B:我(wǒ)不(bù)喝(hē)咖啡(kāfēi),只(zhī)喝(hē)茶(chá)。

A:我(wǒ)有(yǒu)中国(zhōngguó)绿(lǜ)茶(chá),也(yě)有(yǒu)英国(yīngguó)红(hóng)茶(chá),你(nǐ)喝(hē)什么(shénme)茶(chá)?

B:红(hóng)茶(chá)、绿(lǜ)茶(chá),我(wǒ)都(dōu)喝(hē)。

English translation added by VHM:

I don't have any classes today.  I'm not busy.  Are you free now?  I'll invite you to coffee.

I don't drink coffee, I only drink tea.

I have Chinese green tea, and I also have English black tea.  Which would you like?

Green tea, black tea; I'll drink either.

Students cannot recognise any characters in this lesson when asked about them the next week. For homework, the students write characters on a word doc and send it to me so I feel like they would input using pinyin.

5/ Students are mostly young office workers so their goals are for job prospects and travel in China. In recent years, a lot of Chinese companies have entered Southeast Asia (e.g., Tiktok and Temu) and the management are mostly Chinese instead of locals. So office workers are motivated to learn Chinese. But because of the time constraint, they prioritise speaking and listening as it sees a quicker return (probably because they do not have to spend much effort in learning pinyin). Since  grades do not matter, I cannot require much from them, and it mostly depends on how much effort (and time) they're willing to expend.
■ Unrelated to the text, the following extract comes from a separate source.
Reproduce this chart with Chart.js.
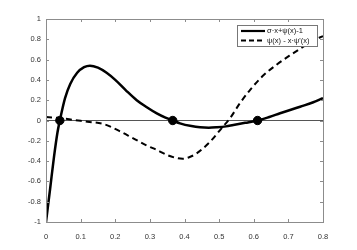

Next year I am planning to try teaching Chinese in offline centers (after I have graduated from Tsinghua) to see if it is a better alternative. But besides the "online restrictions", I feel like the student segment is also a big factor because office workers have too much on their plate (Also looking forward to approaching other student segments to test this hypothesis).

As I have repeatedly pointed out, students in Singapore (even those who are ethnic Chinese) are permitted to "write" their characters with computers and other digital devices.  There's a world of difference between writing hanzi by hand and using electronic tools.  The former is much, much harder — excruciatingly more difficult — than the latter.

If someone told you that you could become fully fluent in Mandarin without having to endure the agony of memorizing a single sinograph, much less to expend the months and years of toil required to master the Chinese writing system, would you do it?

P.S.:  For typical human beings, there's no "quick tip" for learning to write Chinese characters.  It's brute memorization the whole way.  You have to spend time, lots and lots of it.